Like traditional Algerian examples, these courtyards offer climatic comfort, privacy, and communal space for daily activities. Local materials like mud brick, earthen walls, and lime renders further enhance thermal efficiency, reducing dependence on mechanical systems.
This design inherently supports phased expansion. Families can initially build modestly around their courtyard, confident in their ability to expand as needs arise. Regulations ensure expansions respect neighboring plots, mandating inward-facing windows and height limits to preserve privacy, sunlight access, and cultural practices, particularly women's privacy in domestic spaces.
At the Houma Scale
The first set of three isometric views offers a longitudinal perspective, depicting the slow accretion of family needs and cultural expression over time.
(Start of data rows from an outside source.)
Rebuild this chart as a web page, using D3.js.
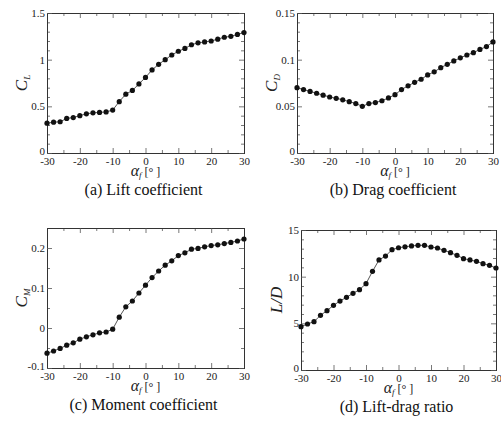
<!DOCTYPE html>
<html>
<head>
<meta charset="utf-8">
<script src="https://cdn.jsdelivr.net/npm/d3@7"></script>
<style>
  body { margin: 0; background: #fff; }
  svg, svg text { font-family: "Liberation Serif", "Times New Roman", "DejaVu Serif", serif !important; }
</style>
</head>
<body>
<svg width="501" height="421"></svg>
<script>
const alpha = d3.range(-30, 31, 2);

const cl = [0.32, 0.33, 0.335, 0.37, 0.38, 0.40, 0.42, 0.43, 0.435, 0.44, 0.46,
  0.55, 0.63, 0.67, 0.74, 0.81, 0.89, 0.95, 1.00, 1.05, 1.09, 1.12, 1.16,
  1.18, 1.19, 1.20, 1.22, 1.24, 1.25, 1.27, 1.29];

const cd = [0.070, 0.068, 0.066, 0.064, 0.062, 0.060, 0.0586, 0.057, 0.055, 0.053, 0.050,
  0.053, 0.054, 0.056, 0.059, 0.0625, 0.068, 0.072, 0.0757, 0.079, 0.0836, 0.087, 0.0914,
  0.095, 0.0986, 0.102, 0.105, 0.1075, 0.111, 0.114, 0.119];

const cm = [-0.063, -0.0575, -0.051, -0.043, -0.037, -0.028, -0.022, -0.017, -0.012, -0.010, -0.003,
  0.027, 0.053, 0.0675, 0.0875, 0.107, 0.126, 0.1425, 0.157, 0.168, 0.181, 0.188, 0.197,
  0.199, 0.203, 0.206, 0.208, 0.211, 0.214, 0.2175, 0.2225];

const ld = [4.64, 4.93, 5.18, 5.86, 6.36, 6.93, 7.39, 7.79, 8.21, 8.61, 9.25,
  10.57, 11.79, 12.21, 12.89, 13.1, 13.2, 13.29, 13.36, 13.36, 13.18, 13.07, 12.82,
  12.57, 12.29, 11.93, 11.79, 11.64, 11.39, 11.21, 10.93];

const xTicks = [-30, -20, -10, 0, 10, 20, 30];

const panels = [
  { values: cl, caption: "(a) Lift coefficient", ylab: ["C", "L"], domain: [0, 1.5],
    ticks: [0, 0.5, 1, 1.5], minor: 0.1, left: 47, top: 13, w: 197 },
  { values: cd, caption: "(b) Drag coefficient", ylab: ["C", "D"], domain: [0, 0.15],
    ticks: [0, 0.05, 0.1, 0.15], minor: 0.01, left: 297, top: 13, w: 196 },
  { values: cm, caption: "(c) Moment coefficient", ylab: ["C", "M"], domain: [-0.1, 0.25],
    ticks: [-0.1, 0, 0.1, 0.2], minor: 0.05, left: 47, top: 228, w: 197 },
  { values: ld, caption: "(d) Lift-drag ratio", ylab: ["L/D", ""], domain: [0, 15],
    ticks: [0, 5, 10, 15], minor: 1, left: 301, top: 230, w: 195 }
];

const svg = d3.select("svg");
const h = 140;

panels.forEach(p => {
  const g = svg.append("g").attr("transform", "translate(" + p.left + "," + p.top + ")");
  const x = d3.scaleLinear().domain([-30, 30]).range([0, p.w]);
  const y = d3.scaleLinear().domain(p.domain).range([h, 0]);

  const minorY = d3.range(p.domain[0], p.domain[1] + 1e-9, p.minor)
    .filter(v => !p.ticks.some(t => Math.abs(t - v) < 1e-9));
  const minorX = d3.range(-25, 30, 10);

  // ticks drawn inward on all four sides
  const axes = [
    d3.axisBottom(x).tickValues(xTicks).tickSize(-5).tickPadding(4).tickFormat(d => String(d)),
    d3.axisTop(x).tickValues(xTicks).tickSize(-5).tickFormat(""),
    d3.axisLeft(y).tickValues(p.ticks).tickSize(-5).tickPadding(2).tickFormat(d => String(d)),
    d3.axisRight(y).tickValues(p.ticks).tickSize(-5).tickFormat("")
  ];
  const minors = [
    d3.axisBottom(x).tickValues(minorX).tickSize(-3).tickFormat(""),
    d3.axisTop(x).tickValues(minorX).tickSize(-3).tickFormat(""),
    d3.axisLeft(y).tickValues(minorY).tickSize(-3).tickFormat(""),
    d3.axisRight(y).tickValues(minorY).tickSize(-3).tickFormat("")
  ];
  const offs = ["0," + h, "0,0", "0,0", p.w + ",0"];
  const axisGroups = axes.map((a, i) => {
    g.append("g").attr("transform", "translate(" + offs[i] + ")").call(minors[i]);
    return g.append("g").attr("transform", "translate(" + offs[i] + ")").call(a);
  });
  // lowest y label sits a little higher, as in the original
  axisGroups[2].selectAll(".tick text").filter(d => d === p.domain[0]).attr("dy", "0.1em");

  g.selectAll(".domain").attr("stroke", "#333").attr("stroke-width", 1);
  g.selectAll(".tick line").attr("stroke", "#555").attr("stroke-width", 0.8);
  g.selectAll(".tick text").attr("font-size", 11).attr("fill", "#222");

  const line = d3.line().x((d, i) => x(alpha[i])).y(d => y(d));
  g.append("path").datum(p.values)
    .attr("d", line).attr("fill", "none").attr("stroke", "#555").attr("stroke-width", 1);
  g.selectAll(".pt").data(p.values).enter().append("circle")
    .attr("cx", (d, i) => x(alpha[i])).attr("cy", d => y(d))
    .attr("r", 2.6).attr("fill", "#111");

  // x label
  const xl = g.append("text").attr("x", p.w / 2).attr("y", h + 23)
    .attr("text-anchor", "middle").attr("fill", "#222");
  xl.append("tspan").attr("font-style", "italic").attr("font-size", 16).text("α");
  xl.append("tspan").attr("font-style", "italic").attr("font-size", 9).attr("dy", 2).text("f");
  xl.append("tspan").attr("font-size", 12).attr("dy", -2).text(" [° ]");

  // y label
  const yl = g.append("text")
    .attr("transform", "translate(" + (p.ylab[1] ? -20 : -19) + "," + (h / 2) + ") rotate(-90)")
    .attr("text-anchor", "middle").attr("fill", "#222").attr("font-style", "italic");
  yl.append("tspan").attr("font-size", 17).text(p.ylab[0]);
  if (p.ylab[1]) yl.append("tspan").attr("font-size", 9).attr("dy", 3).text(p.ylab[1]);

  // caption
  g.append("text").attr("x", p.w / 2 - 2).attr("y", h + 42)
    .attr("text-anchor", "middle").attr("font-size", 16).attr("fill", "#111")
    .text(p.caption);
});
</script>
</body>
</html>
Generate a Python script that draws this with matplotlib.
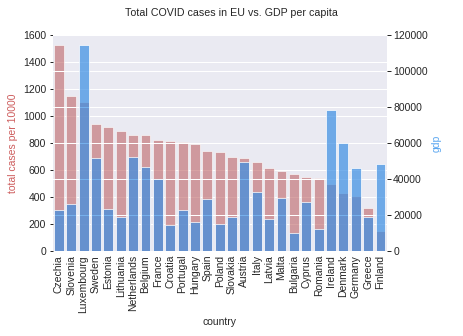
import matplotlib.pyplot as plt
import numpy as np

countries = ['Czechia', 'Slovenia', 'Luxembourg', 'Sweden', 'Estonia', 'Lithuania',
             'Netherlands', 'Belgium', 'France', 'Croatia', 'Portugal', 'Hungary',
             'Spain', 'Poland', 'Slovakia', 'Austria', 'Italy', 'Latvia', 'Malta',
             'Bulgaria', 'Cyprus', 'Romania', 'Ireland', 'Denmark', 'Germany',
             'Greece', 'Finland']
cases_per_10000 = [1528, 1150, 1106, 941, 918, 891, 862, 862, 825, 817, 810, 795,
                   743, 736, 699, 691, 661, 617, 595, 570, 550, 543, 496, 430, 410,
                   321, 148]
gdp = [22950, 25900, 114600, 51500, 23500, 19050, 52000, 46500, 40150, 14600,
       22950, 16300, 29050, 15200, 19050, 49600, 32950, 17600, 29600, 9800, 27400,
       12400, 78300, 60000, 46300, 19050, 48500]

plt.rcParams['font.family'] = ['Liberation Sans', 'DejaVu Sans']
plt.rcParams['font.size'] = 10.4
plt.rcParams['text.color'] = '#262626'
plt.rcParams['axes.labelcolor'] = '#262626'
plt.rcParams['xtick.color'] = '#262626'
plt.rcParams['ytick.color'] = '#262626'

fig = plt.figure(figsize=(463 / 72, 336 / 72), dpi=72)
ax = fig.add_axes([0.1138, 0.253, 0.7214, 0.643])
ax.set_facecolor('#eaeaf2')
for s in ax.spines.values():
    s.set_visible(False)
ax.set_axisbelow(True)
ax.yaxis.grid(True, color='white', linewidth=1)

x = np.arange(len(countries))
ax.bar(x, cases_per_10000, width=0.8, color='#bd6466', alpha=0.6,
       edgecolor='white', linewidth=1)
ax.set_ylim(0, 1600)
ax.set_xlim(-0.5, len(countries) - 0.5)
ax.set_xticks(x)
ax.set_xticklabels(countries, rotation=90)
ax.tick_params(axis='x', length=0, pad=4)
ax.tick_params(axis='y', length=3.5, width=1, pad=3)
ax.set_xlabel('country')
ax.set_ylabel('total cases per 10000', color='#cd5c5c', labelpad=5)

ax2 = ax.twinx()
for s in ax2.spines.values():
    s.set_visible(False)
ax2.set_axisbelow(True)
ax2.yaxis.grid(True, color='white', linewidth=1)
ax2.bar(x, gdp, width=0.8, color='#3a8ee3', alpha=0.7,
        edgecolor='white', linewidth=1)
ax2.set_ylim(0, 120000)
ax2.tick_params(axis='y', length=3.5, width=1, pad=3)
ax2.set_ylabel('gdp', color='#5aa6f0')

fig.suptitle('Total COVID cases in EU vs. GDP per capita', y=0.977, fontsize=10.6)
fig.savefig('out.png', dpi=72)
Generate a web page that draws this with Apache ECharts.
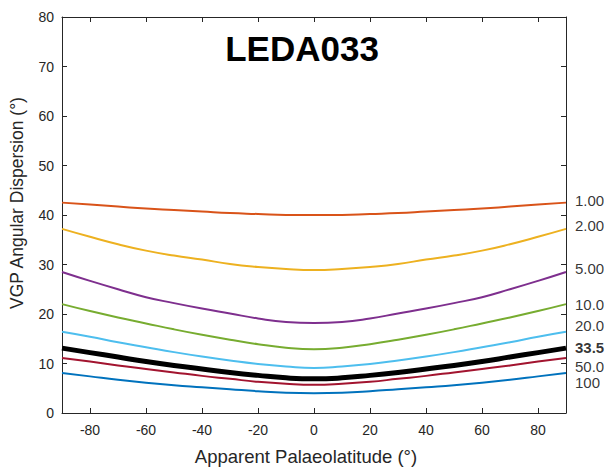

In the earliest stage, each parcel holds little more than its base courtyard and a few essential rooms, an almost austere starting point that foregrounds natural ventilation, thick earthen walls, and the privacy required for Algerian households. As families begin personalizing their plots, small transitional pockets emerge between the communal houma and the enclosed courtyard, while subtle architectural gestures, like low walls or carved openings, announce a growing sense of ownership. By the final phase, certain hwesh have expanded vertically or outward into street-facing shops, reflecting how entrepreneurial activities and household extensions can reshape this urban landscape, one courtyard at a time.
At the Hawsh Scale
— Exterior
Complementing these broader spatial composites are six collages that step into the intimate contours of everyday life. Three of them focus on external domains. One portrays the main courtyard as a site of intersecting paths, where women quietly prepare meals, children spill out in play, and conversation echoes from shaded corners. Another captures the beit el q3ed, an outdoor alcove deliberately set apart so men can gather for a casual chat or tea without intruding on the women’s free movement. The final external collage celebrates the stah, or rooftop terrace, a space that extends the hawsh vertically, transforming laundry tasks or evening get-togethers into moments of communal visibility under the open sky.
At the Hawsh Scale
— Interior
The remaining three collages then move indoors, drawing attention to the hustle of a shared kitchen that becomes a practical and emotional hub for extended families, the hushed intimacy of an in-house hammam adapted to local bathing customs, and the beit el-diaf, or guest room, which remains ready to embrace neighbours and relatives at a moment’s notice. Threaded through each collage are layers of familial memory, cultural nuance, and environmental awareness, revealing how the hawsh model, far from being a static blueprint, becomes a living choreography of domestic routines. By visualizing these spaces in narrative form, the drawings and collages ground the proposed design in the concrete details of Algerian life, offering a more tangible sense of how architecture and culture continuously shape, and reshape, one another.